** START Given data **

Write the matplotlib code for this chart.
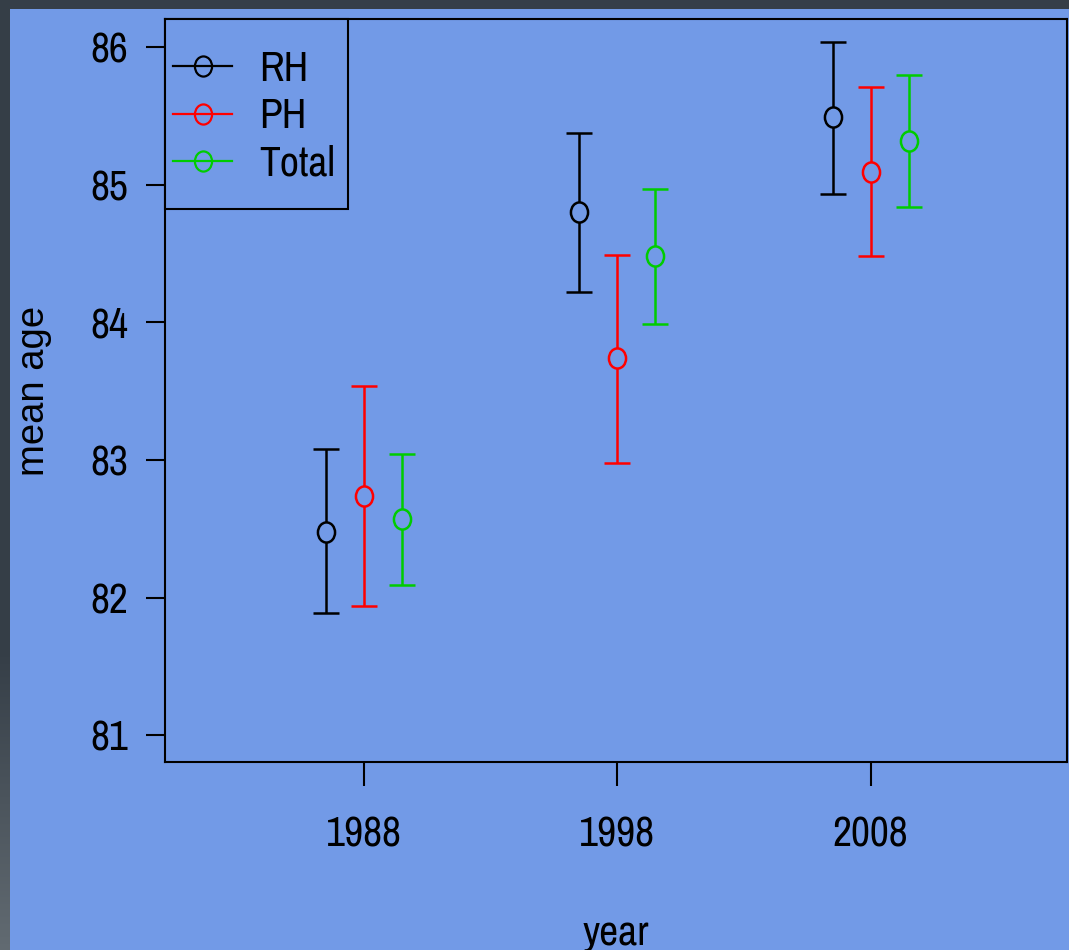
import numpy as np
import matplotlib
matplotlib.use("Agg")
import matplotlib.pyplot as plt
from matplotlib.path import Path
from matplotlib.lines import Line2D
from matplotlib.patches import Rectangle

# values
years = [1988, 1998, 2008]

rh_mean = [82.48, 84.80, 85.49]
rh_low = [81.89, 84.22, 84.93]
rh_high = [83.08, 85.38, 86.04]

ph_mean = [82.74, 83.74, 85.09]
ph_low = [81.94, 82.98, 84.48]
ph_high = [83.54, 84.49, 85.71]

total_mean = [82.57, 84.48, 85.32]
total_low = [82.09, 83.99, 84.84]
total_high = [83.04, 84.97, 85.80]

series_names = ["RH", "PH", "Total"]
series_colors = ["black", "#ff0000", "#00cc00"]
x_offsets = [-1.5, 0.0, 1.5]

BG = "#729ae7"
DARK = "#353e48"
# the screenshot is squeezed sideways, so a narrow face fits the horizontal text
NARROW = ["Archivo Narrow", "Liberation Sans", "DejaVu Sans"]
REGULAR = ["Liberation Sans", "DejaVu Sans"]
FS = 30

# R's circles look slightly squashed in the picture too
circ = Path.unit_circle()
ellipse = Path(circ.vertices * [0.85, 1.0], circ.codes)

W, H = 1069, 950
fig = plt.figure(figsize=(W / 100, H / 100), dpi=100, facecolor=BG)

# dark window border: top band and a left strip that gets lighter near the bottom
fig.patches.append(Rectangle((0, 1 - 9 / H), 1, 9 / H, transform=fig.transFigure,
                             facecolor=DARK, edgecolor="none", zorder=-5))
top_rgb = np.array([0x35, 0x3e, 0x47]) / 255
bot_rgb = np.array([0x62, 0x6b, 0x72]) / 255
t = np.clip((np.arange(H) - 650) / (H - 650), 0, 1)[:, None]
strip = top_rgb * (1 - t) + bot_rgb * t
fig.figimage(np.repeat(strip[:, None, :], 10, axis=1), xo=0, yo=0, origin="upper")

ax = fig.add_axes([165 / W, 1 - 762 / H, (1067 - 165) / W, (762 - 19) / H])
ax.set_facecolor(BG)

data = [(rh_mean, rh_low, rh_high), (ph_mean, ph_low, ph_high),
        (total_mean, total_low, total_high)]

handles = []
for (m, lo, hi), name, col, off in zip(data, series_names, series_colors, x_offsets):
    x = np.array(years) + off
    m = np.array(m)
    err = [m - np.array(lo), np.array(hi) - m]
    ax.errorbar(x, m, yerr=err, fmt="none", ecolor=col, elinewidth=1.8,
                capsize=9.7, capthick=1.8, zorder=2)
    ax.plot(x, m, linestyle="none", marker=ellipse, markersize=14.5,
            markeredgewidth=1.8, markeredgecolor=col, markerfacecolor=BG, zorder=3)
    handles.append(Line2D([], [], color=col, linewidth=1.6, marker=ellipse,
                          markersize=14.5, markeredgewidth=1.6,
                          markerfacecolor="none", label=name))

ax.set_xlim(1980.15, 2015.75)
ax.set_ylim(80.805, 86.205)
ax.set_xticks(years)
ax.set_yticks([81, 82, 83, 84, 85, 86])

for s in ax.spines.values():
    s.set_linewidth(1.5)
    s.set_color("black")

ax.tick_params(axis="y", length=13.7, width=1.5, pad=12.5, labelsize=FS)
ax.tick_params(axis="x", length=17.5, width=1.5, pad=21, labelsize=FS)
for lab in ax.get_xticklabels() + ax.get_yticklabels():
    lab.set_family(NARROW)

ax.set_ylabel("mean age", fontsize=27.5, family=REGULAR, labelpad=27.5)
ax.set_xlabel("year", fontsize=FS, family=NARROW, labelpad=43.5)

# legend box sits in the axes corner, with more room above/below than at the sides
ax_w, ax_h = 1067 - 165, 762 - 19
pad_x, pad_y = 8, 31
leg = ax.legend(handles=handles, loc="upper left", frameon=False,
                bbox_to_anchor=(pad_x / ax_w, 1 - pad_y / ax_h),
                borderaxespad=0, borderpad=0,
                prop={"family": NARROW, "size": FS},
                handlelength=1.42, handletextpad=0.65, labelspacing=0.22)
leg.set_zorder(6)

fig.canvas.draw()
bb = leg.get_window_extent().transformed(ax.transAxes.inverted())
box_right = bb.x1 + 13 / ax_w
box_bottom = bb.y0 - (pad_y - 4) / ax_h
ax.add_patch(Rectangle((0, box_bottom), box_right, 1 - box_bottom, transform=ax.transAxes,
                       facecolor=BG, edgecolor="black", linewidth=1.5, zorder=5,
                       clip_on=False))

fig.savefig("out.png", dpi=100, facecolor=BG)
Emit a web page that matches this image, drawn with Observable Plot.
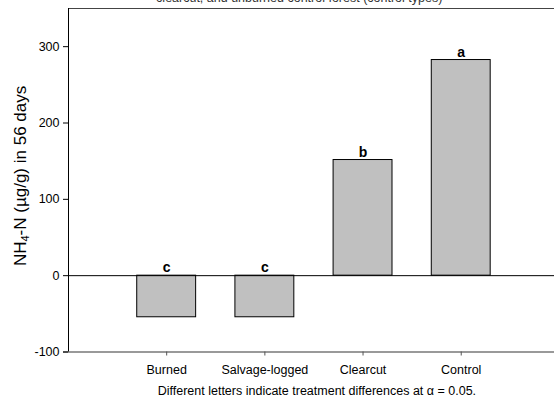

** END Given data **

Reproduce the material above in full, exactly, with no images.

Write the matplotlib code for this chart.
import numpy as np
import matplotlib
matplotlib.use("Agg")
import matplotlib.pyplot as plt
from matplotlib.path import Path
from matplotlib.lines import Line2D
from matplotlib.patches import Rectangle

# values
years = [1988, 1998, 2008]

rh_mean = [82.48, 84.80, 85.49]
rh_low = [81.89, 84.22, 84.93]
rh_high = [83.08, 85.38, 86.04]

ph_mean = [82.74, 83.74, 85.09]
ph_low = [81.94, 82.98, 84.48]
ph_high = [83.54, 84.49, 85.71]

total_mean = [82.57, 84.48, 85.32]
total_low = [82.09, 83.99, 84.84]
total_high = [83.04, 84.97, 85.80]

series_names = ["RH", "PH", "Total"]
series_colors = ["black", "#ff0000", "#00cc00"]
x_offsets = [-1.5, 0.0, 1.5]

BG = "#729ae7"
DARK = "#353e48"
# the screenshot is squeezed sideways, so a narrow face fits the horizontal text
NARROW = ["Archivo Narrow", "Liberation Sans", "DejaVu Sans"]
REGULAR = ["Liberation Sans", "DejaVu Sans"]
FS = 30

# R's circles look slightly squashed in the picture too
circ = Path.unit_circle()
ellipse = Path(circ.vertices * [0.85, 1.0], circ.codes)

W, H = 1069, 950
fig = plt.figure(figsize=(W / 100, H / 100), dpi=100, facecolor=BG)

# dark window border: top band and a left strip that gets lighter near the bottom
fig.patches.append(Rectangle((0, 1 - 9 / H), 1, 9 / H, transform=fig.transFigure,
                             facecolor=DARK, edgecolor="none", zorder=-5))
top_rgb = np.array([0x35, 0x3e, 0x47]) / 255
bot_rgb = np.array([0x62, 0x6b, 0x72]) / 255
t = np.clip((np.arange(H) - 650) / (H - 650), 0, 1)[:, None]
strip = top_rgb * (1 - t) + bot_rgb * t
fig.figimage(np.repeat(strip[:, None, :], 10, axis=1), xo=0, yo=0, origin="upper")

ax = fig.add_axes([165 / W, 1 - 762 / H, (1067 - 165) / W, (762 - 19) / H])
ax.set_facecolor(BG)

data = [(rh_mean, rh_low, rh_high), (ph_mean, ph_low, ph_high),
        (total_mean, total_low, total_high)]

handles = []
for (m, lo, hi), name, col, off in zip(data, series_names, series_colors, x_offsets):
    x = np.array(years) + off
    m = np.array(m)
    err = [m - np.array(lo), np.array(hi) - m]
    ax.errorbar(x, m, yerr=err, fmt="none", ecolor=col, elinewidth=1.8,
                capsize=9.7, capthick=1.8, zorder=2)
    ax.plot(x, m, linestyle="none", marker=ellipse, markersize=14.5,
            markeredgewidth=1.8, markeredgecolor=col, markerfacecolor=BG, zorder=3)
    handles.append(Line2D([], [], color=col, linewidth=1.6, marker=ellipse,
                          markersize=14.5, markeredgewidth=1.6,
                          markerfacecolor="none", label=name))

ax.set_xlim(1980.15, 2015.75)
ax.set_ylim(80.805, 86.205)
ax.set_xticks(years)
ax.set_yticks([81, 82, 83, 84, 85, 86])

for s in ax.spines.values():
    s.set_linewidth(1.5)
    s.set_color("black")

ax.tick_params(axis="y", length=13.7, width=1.5, pad=12.5, labelsize=FS)
ax.tick_params(axis="x", length=17.5, width=1.5, pad=21, labelsize=FS)
for lab in ax.get_xticklabels() + ax.get_yticklabels():
    lab.set_family(NARROW)

ax.set_ylabel("mean age", fontsize=27.5, family=REGULAR, labelpad=27.5)
ax.set_xlabel("year", fontsize=FS, family=NARROW, labelpad=43.5)

# legend box sits in the axes corner, with more room above/below than at the sides
ax_w, ax_h = 1067 - 165, 762 - 19
pad_x, pad_y = 8, 31
leg = ax.legend(handles=handles, loc="upper left", frameon=False,
                bbox_to_anchor=(pad_x / ax_w, 1 - pad_y / ax_h),
                borderaxespad=0, borderpad=0,
                prop={"family": NARROW, "size": FS},
                handlelength=1.42, handletextpad=0.65, labelspacing=0.22)
leg.set_zorder(6)

fig.canvas.draw()
bb = leg.get_window_extent().transformed(ax.transAxes.inverted())
box_right = bb.x1 + 13 / ax_w
box_bottom = bb.y0 - (pad_y - 4) / ax_h
ax.add_patch(Rectangle((0, box_bottom), box_right, 1 - box_bottom, transform=ax.transAxes,
                       facecolor=BG, edgecolor="black", linewidth=1.5, zorder=5,
                       clip_on=False))

fig.savefig("out.png", dpi=100, facecolor=BG)
Emit a web page that matches this image, drawn with Observable Plot.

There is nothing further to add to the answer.